Aisle 4 contains some of our older civic records. Let me introduce you to Lucky Dip #4 – Chamberlains’ account books 1666-1679 [CB 26].
The rolls (1398-1835, with gaps) are the “official” audited accounts, and were signed off once a year, whereas the books (1446-1835, with gaps) were everyday records and contain more detail and bits and pieces such as receipts and bills.
Lucky Dip #4 records money in, money out, savings, investments and charity accounts of the City of York during part of the reign of Charles II. It’s so information-rich that any page is fascinating, but here are a couple to show a range of transactions.
In order to spend money, the City had to first receive money. Listed on this page are some of the “casual receipts” for miscellaneous income in 1668. These include interest on bonds, and one resident’s payment to become a freeman.

If the City chose you to be an officer, like Sheriff, you either had to accept the appointment or pay hefty fine to avoid it. As being an officer was not only a faff but could cost a lot of your own money (which you may or may not manage to claim back), many people paid the fine to avoid it. This was a substantial amount of income for the City, who sometimes took advantage of it by targeting their nominations to those they knew would prefer (and could afford!) to pay up.
In March 1668 they managed to get an impressive total of £60 off two candidates in the space of a week! That was a lot of money, and such fines for exoneration from office were a substantial portion of city income for centuries.

So what did they spend it on? Like today, part of the money was spent on setting up young people in apprenticeships, another portion paid the people who kept the public administration running, such as the mayor, common clerk, cook, baker and caretaker:

Daily expenses were varied, seen below for the month of January 1668/69. Payments went to a messenger delivering a letter, a lawyer for drawing up a petition, a porter for carrying coal to the council chamber, and slightly worryingly, “To the tipstaves [sherrif’s officials] for whipping people openly and privately” – presumably to do with the corporation’s responsibility for crime and punishment.

But not all the money could be spent on local matters. York had national responsibilities to send money up to the king. Lucky Dip #4 has several examples of these taxes, particularly for wars, via the expenses claimed by the sheriffs for collecting it.

So that’s the content of the record, but what happened after it was no longer in current use? All physical objects have a history of their own, and a significant point for these accounts was the flood of 1892 when the records came to the attention of William Giles. As well as writing his catalogue he also sorted and arranged the records (just like I am doing 100 years later, albeit differently) and sent some to be conserved and rebound at the Public Record Office in London.
The codex we are looking at would not have been familiar to its original authors as it has been altered in the 19th and 20th centuries. The volume is actually made up from a number of smaller volumes, which have been bound together with a new PRO binding and titlepages.

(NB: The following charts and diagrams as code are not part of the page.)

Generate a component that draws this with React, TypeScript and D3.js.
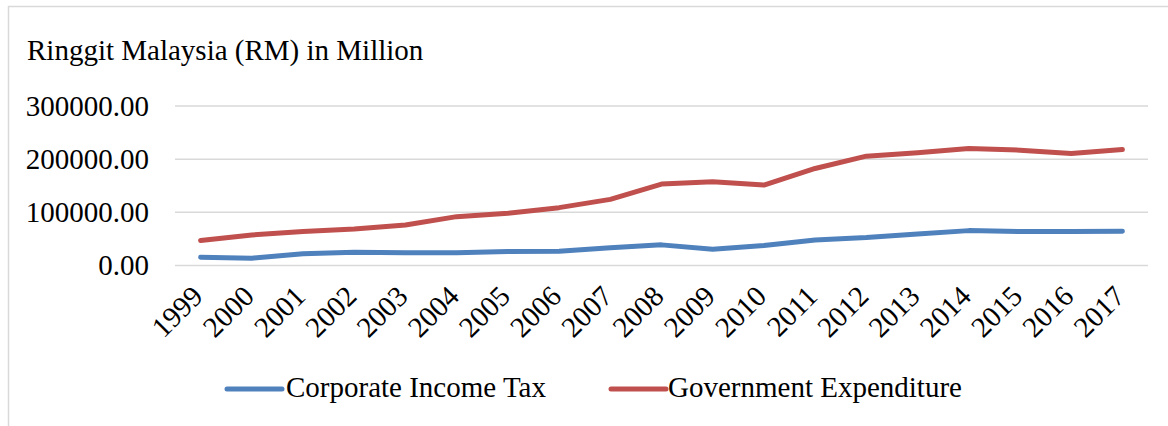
import React from "react";
import * as d3 from "d3";

const years = ["1999","2000","2001","2002","2003","2004","2005","2006","2007","2008","2009","2010","2011","2012","2013","2014","2015","2016","2017"];
const corporateIncomeTax = [15600,13800,21900,25000,23800,23800,26300,26900,33400,38800,30600,37500,48100,52500,59400,65600,63800,63800,64400];
const governmentExpenditure = [46900,57500,63800,68800,76300,91900,98100,108800,124400,153100,157500,151300,182500,205600,211900,220000,216900,210600,218100];
const yTicks = [0,100000,200000,300000];
const seriesNames = ["Corporate Income Tax","Government Expenditure"];
const seriesColors = ["#4F81BD","#C0504D"];

const W = 1168, H = 426;
const FONT = "Liberation Serif, Times New Roman, serif";
const FS = 29;

export default function App() {
  const x = d3.scaleBand<string>().domain(years).range([175, 1148]);
  const y = d3.scaleLinear().domain([0, 300000]).range([265.5, 106]);
  const line = d3.line<number>()
    .x((_, i) => (x(years[i]) as number) + x.bandwidth() / 2)
    .y((v) => y(v));
  const series = [corporateIncomeTax, governmentExpenditure];
  const fmt = d3.format(".2f");
  const legendItems = [
    { lx: 227, tx: 286 },
    { lx: 611, tx: 668 },
  ];
  const ts = { fontFamily: FONT, fontSize: FS };
  return (
    <svg width={W} height={H} style={{ position: "absolute", left: 0, top: 0, background: "#fff" }}>
      <rect x={8.5} y={6.5} width={1200} height={500} fill="#fff" stroke="#D9D9D9" strokeWidth={1.5} />
      <text x={27} y={60} style={ts} fill="#000">Ringgit Malaysia (RM) in Million</text>
      {yTicks.map((t) => (
        <g key={t}>
          <line x1={175} x2={1148} y1={y(t)} y2={y(t)} stroke="#D9D9D9" strokeWidth={1.5} />
          <text x={149} y={y(t) + 9.5} textAnchor="end" style={ts} fill="#000">{fmt(t)}</text>
        </g>
      ))}
      {years.map((yr) => {
        const cx = (x(yr) as number) + x.bandwidth() / 2;
        return (
          <text key={yr} transform={`translate(${cx + 4},${298}) rotate(-45)`} textAnchor="end" style={ts} fill="#000">{yr}</text>
        );
      })}
      {series.map((s, i) => (
        <path key={i} d={line(s) as string} fill="none" stroke={seriesColors[i]} strokeWidth={5} strokeLinecap="round" strokeLinejoin="round" />
      ))}
      {seriesNames.map((n, i) => (
        <g key={n}>
          <line x1={legendItems[i].lx} x2={legendItems[i].lx + 55} y1={389} y2={389} stroke={seriesColors[i]} strokeWidth={5} strokeLinecap="round" />
          <text x={legendItems[i].tx} y={397} style={ts} fill="#000">{n}</text>
        </g>
      ))}
    </svg>
  );
}
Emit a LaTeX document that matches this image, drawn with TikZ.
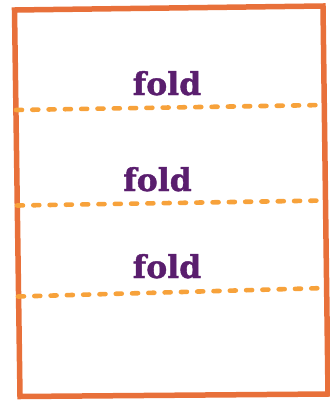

You can easily see where books of different sizes have been put together. We are lucky they didn’t cut them down to fit and look neater which sometimes happens!
We see Giles as a bit of a hero, but his actions were not purely beneficial. Whilst he arranged for the records to be professionally conserved by experts of the day, some of their methods of conservation proved damaging in the long run.
We can see it here where some of the pages have been discoloured to a dark yellow. This page isn’t too bad as the text is dark but for some pages in our older records it is almost impossible to read what’s written.

Modern conservators now follow a principle that all work should be reversible. Parts of Lucky Dip #4 were conserved again, to modern standards, using high quality acid free paper to stabilise the pages and make it clear which bits are original and which are additions. It was attached with starch-based glue so it can be removed with water if required.

I’m really fascinated by the journey of physical items, on top of the informational value they contain. It really is like archaeology; you search for clues and look at different layers to put a story together. Nowadays we help out our successors by keeping records about our records, recording exactly what we have done to an item “on our watch”.
As I re-catalogue the archives I will give them new reference numbers, but the older ones will still be recorded on the catalogue entry. This means old and new references will still match up and this chapter is only one of many in the 350 year old chain of custody (all within the City of York Council) from the clerks who wrote them, via Giles and his contemporaries to us in the early 21st century and beyond.
Thanks for doing an early modern ‘lucky dip’!
I hadn’t realised that the Common Chamber would have had its own cook and baker. It must have been quite a big operation. I also hadn’t known that the tipstaffs whipped offenders both ‘openly and privately’ – all of the references to whipping as punishment that I have seen have always been for ‘public whippings’.
PS: Congrats on winning the big grant. It looks like a great project!